As for Slaton, Rottinghaus said the former legislator was done in largely because he had few “friends in the House. He had alienated a lot of people” during his brief time in the legislative body. Slaton was elected to the House in 2020 and was re-elected in 2022. He ran both times as a strong “Christian conservative,” espousing “traditional family values.”

“If you don’t have any friends or political allies,” Rottinghaus said, “it’s tough to survive the kind of scandal that caught up with Slaton.”

The House panel comprises five members, three Republicans and two Democrats. The current chair is Rep. Andrew Murr, R-Junction.

The committee, according to legislative documents, “has all the powers and duties of a general investigating committee and shall operate as the general investigating committee of the House, according to procedures prescribed by the government code and the rules of the House.”

The committee is empowered to investigate state government, any agency or subdivision of government, expenditure of public funds, and “any matter the committee considers necessary for the information of the Legislature or for the welfare and protection of state citizens.”

Harvey Kronberg, who writes the Quorum Report political newsletter, calls the committee “mostly dormant,” except when “ethical behavior issues come up.” That was the case involving Slaton, he noted.

“The committee has subpoena power,” Kronberg said, “but most of what they do amounts usually to wrist-slapping. If someone misbehaves, the House speaker usually gives them a heads-up” in an effort to get the offending House member a chance to repair his or her behavior.

Kronberg said that the 2021 session included an allegation of date rape involving a lobbyist. That complaint “went straight to law enforcement,” he said, explaining that the committee “didn’t get involved,” but added that “as a result, the House rules were rewritten to include allegations of a sexual nature.”
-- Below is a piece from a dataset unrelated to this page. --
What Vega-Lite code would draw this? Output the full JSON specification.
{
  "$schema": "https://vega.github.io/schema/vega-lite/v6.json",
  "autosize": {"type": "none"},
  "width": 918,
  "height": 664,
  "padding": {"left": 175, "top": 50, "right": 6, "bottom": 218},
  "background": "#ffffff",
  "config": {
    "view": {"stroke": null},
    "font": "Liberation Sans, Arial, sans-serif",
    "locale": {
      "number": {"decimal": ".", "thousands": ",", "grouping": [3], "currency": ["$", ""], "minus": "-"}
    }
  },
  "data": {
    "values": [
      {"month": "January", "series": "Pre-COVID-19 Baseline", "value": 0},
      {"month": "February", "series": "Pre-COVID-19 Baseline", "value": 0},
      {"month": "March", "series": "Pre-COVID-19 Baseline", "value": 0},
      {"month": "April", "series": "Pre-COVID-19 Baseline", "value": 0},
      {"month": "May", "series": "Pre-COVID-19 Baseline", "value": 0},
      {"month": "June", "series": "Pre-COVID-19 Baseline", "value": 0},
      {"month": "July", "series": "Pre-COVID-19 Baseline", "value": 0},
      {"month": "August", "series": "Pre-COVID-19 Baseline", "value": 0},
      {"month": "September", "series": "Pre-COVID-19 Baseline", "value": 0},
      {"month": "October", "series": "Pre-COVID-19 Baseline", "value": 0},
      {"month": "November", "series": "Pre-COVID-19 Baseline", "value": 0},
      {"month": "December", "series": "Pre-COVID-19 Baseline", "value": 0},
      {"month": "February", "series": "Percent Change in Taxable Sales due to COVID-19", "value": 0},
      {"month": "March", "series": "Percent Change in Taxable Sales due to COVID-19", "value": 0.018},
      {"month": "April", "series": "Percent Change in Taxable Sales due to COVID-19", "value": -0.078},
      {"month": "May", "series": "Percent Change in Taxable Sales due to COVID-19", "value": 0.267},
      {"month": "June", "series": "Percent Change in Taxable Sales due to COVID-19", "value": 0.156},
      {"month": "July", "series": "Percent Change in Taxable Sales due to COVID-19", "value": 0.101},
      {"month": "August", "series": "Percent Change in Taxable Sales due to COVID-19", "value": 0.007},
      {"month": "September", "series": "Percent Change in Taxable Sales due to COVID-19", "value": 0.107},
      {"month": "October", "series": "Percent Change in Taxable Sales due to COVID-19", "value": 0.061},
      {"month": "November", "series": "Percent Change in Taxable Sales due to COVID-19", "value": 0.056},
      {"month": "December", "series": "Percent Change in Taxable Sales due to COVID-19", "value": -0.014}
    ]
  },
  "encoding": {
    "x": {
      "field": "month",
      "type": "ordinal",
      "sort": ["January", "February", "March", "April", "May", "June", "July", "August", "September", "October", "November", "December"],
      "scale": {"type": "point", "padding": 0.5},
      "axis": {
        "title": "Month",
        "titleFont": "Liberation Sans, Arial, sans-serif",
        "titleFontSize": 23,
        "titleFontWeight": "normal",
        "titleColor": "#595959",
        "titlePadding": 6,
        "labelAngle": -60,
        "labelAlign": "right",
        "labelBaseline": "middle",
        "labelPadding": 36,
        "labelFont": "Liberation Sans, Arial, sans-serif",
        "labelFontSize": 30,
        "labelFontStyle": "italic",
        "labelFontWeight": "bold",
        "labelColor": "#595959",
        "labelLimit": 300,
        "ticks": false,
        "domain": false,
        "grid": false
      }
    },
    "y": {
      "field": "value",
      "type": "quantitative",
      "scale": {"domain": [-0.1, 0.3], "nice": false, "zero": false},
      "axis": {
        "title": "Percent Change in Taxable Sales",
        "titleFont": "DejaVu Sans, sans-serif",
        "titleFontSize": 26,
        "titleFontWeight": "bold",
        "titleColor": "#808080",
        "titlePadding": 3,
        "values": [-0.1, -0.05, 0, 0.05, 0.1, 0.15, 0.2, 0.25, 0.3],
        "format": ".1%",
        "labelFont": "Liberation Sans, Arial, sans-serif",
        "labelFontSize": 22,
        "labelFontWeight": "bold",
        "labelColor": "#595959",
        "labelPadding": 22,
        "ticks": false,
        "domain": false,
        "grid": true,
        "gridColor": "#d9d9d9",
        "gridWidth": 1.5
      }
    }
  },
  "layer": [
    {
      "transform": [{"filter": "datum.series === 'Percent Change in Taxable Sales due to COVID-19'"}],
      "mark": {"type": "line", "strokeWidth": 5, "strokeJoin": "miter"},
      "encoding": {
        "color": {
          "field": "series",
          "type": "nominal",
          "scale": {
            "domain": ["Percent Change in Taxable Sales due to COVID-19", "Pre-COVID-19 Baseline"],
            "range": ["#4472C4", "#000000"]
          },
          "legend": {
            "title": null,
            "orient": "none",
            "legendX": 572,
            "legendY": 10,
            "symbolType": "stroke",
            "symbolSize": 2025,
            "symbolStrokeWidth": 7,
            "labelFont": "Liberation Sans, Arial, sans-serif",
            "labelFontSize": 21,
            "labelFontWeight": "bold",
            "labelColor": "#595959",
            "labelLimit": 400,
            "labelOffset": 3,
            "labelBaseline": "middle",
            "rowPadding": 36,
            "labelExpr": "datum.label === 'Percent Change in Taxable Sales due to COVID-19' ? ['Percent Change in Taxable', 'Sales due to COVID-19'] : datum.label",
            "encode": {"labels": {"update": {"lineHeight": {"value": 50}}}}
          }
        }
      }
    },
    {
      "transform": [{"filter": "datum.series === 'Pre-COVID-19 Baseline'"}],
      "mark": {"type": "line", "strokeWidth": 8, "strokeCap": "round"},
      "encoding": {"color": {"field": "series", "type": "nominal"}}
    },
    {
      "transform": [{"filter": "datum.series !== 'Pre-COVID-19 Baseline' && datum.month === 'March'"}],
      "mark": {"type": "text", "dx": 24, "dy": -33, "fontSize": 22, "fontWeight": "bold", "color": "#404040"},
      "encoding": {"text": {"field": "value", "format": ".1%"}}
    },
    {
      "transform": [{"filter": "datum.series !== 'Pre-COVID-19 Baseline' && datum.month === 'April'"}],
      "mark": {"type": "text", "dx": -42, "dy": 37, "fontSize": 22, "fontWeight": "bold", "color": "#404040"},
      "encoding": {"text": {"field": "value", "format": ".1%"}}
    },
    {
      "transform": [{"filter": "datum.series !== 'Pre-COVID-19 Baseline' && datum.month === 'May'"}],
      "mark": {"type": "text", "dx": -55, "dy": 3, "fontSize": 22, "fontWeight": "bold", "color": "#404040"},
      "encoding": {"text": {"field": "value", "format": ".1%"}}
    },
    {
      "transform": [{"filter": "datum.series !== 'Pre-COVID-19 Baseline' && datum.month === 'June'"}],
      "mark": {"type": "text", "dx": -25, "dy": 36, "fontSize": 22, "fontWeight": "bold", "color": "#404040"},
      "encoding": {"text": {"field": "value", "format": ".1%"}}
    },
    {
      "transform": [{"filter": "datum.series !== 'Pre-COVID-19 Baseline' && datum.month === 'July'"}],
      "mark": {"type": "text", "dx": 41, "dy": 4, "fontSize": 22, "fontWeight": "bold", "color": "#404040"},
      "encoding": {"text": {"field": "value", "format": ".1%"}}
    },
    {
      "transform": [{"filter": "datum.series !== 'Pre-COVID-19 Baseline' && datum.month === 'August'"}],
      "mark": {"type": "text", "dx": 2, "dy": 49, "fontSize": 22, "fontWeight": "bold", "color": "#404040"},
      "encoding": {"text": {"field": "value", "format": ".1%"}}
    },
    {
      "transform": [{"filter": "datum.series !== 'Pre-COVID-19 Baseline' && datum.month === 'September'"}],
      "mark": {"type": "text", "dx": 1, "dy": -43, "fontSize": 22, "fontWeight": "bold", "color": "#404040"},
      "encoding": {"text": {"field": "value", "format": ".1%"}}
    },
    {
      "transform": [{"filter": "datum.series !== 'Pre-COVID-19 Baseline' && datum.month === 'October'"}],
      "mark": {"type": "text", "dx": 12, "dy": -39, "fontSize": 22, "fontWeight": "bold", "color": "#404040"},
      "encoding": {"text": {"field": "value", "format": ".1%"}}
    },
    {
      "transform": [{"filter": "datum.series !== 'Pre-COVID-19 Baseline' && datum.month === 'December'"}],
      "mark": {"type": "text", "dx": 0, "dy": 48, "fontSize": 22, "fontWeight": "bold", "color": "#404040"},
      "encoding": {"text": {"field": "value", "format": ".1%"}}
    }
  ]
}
Kronberg said the Slaton expulsion “was the most amazing thing I’ve ever seen here.” He said that Slaton’s refusal to show any remorse or “repentance” over his sexual conduct “likely was the driving force that made the committee recommend expulsion.”
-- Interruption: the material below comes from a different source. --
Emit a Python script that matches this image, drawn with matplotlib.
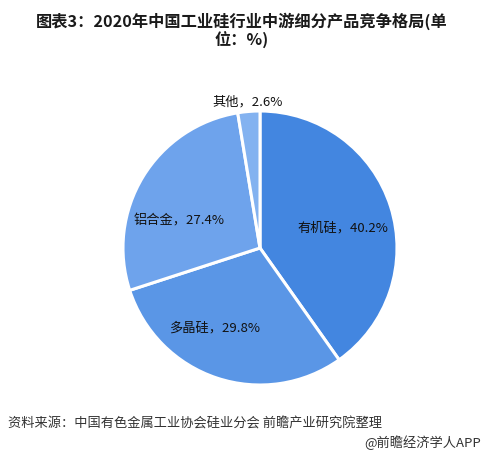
import matplotlib
matplotlib.use("Agg")
import matplotlib.pyplot as plt
import numpy as np

plt.rcParams['font.family'] = ['Noto Sans CJK SC', 'DejaVu Sans']

categories = ["有机硅", "多晶硅", "铝合金", "其他"]
values = [40.2, 29.8, 27.4, 2.6]
colors = ["#4386E0", "#5A96E6", "#6EA3EC", "#83B2F0"]
title = "图表3：2020年中国工业硅行业中游细分产品竞争格局(单\n位：%)"
source = "资料来源：中国有色金属工业协会硅业分会 前瞻产业研究院整理"
credit = "@前瞻经济学人APP"

W, H = 483, 458
fig = plt.figure(figsize=(W/100, H/100), dpi=100)
cx, cy, r = 260, 248, 137
ax = fig.add_axes([(cx - r)/W, (H - cy - r)/H, 2*r/W, 2*r/H])
wedges, _ = ax.pie(values, colors=colors, startangle=90, counterclock=False,
                   radius=1.0, wedgeprops=dict(edgecolor="white", linewidth=2.2))
ax.set_xlim(-1, 1)
ax.set_ylim(-1, 1)
ax.set_aspect('equal')
ax.axis('off')

# label placement: (radius factor, angle offset deg)
place = [(0.62, -4), (0.67, -11), (0.62, 13), (1.07, 0)]
for w, cat, v, (rf, da) in zip(wedges, categories, values, place):
    ang = np.deg2rad((w.theta1 + w.theta2)/2 + da)
    ax.text(rf*np.cos(ang), rf*np.sin(ang), f"{cat}，{v}%",
            ha='center', va='center', fontsize=9.5, color='#111111', clip_on=False)

fig.text(0.5, 1 - 31/H, title, ha='center', va='center', fontsize=11.7,
         fontweight='bold', color='#1a1a1a', linespacing=1.1)
fig.text(8/W, 1 - 424/H, source, ha='left', va='center', fontsize=9.5, color='#333333')
fig.text(481/W, 1 - 443/H, credit, ha='right', va='center', fontsize=9.5, color='#333333')

fig.savefig("out.png", dpi=100)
What made the Slaton case worthy of far more than a slap on the wrist, Kronberg said, was the mountain of physical evidence the committee had collected. Kronberg said that “not only did they have witnesses, they had documentation” to back up the allegation that was made against Slaton.

The House District 2, which Slaton represented, will be without any representation for the remainder of the regular legislative session, Kronberg said, “but they could have someone seated in time for a special session” if Gov. Greg Abbott decides to call one. Only the governor has the authority to call for a special election, and Kronberg thinks that since Texas House District 2 is a “strong Republican district” that the GOP governor is likely to act soon on calling for the election to find a replacement for Slaton.

“I can recall that (then-Republican Gov.) Rick Perry waited almost a year to call for an election after a Democratic representative was killed in a car accident,” Kronberg said. “I don’t expect that to happen this time,” he added.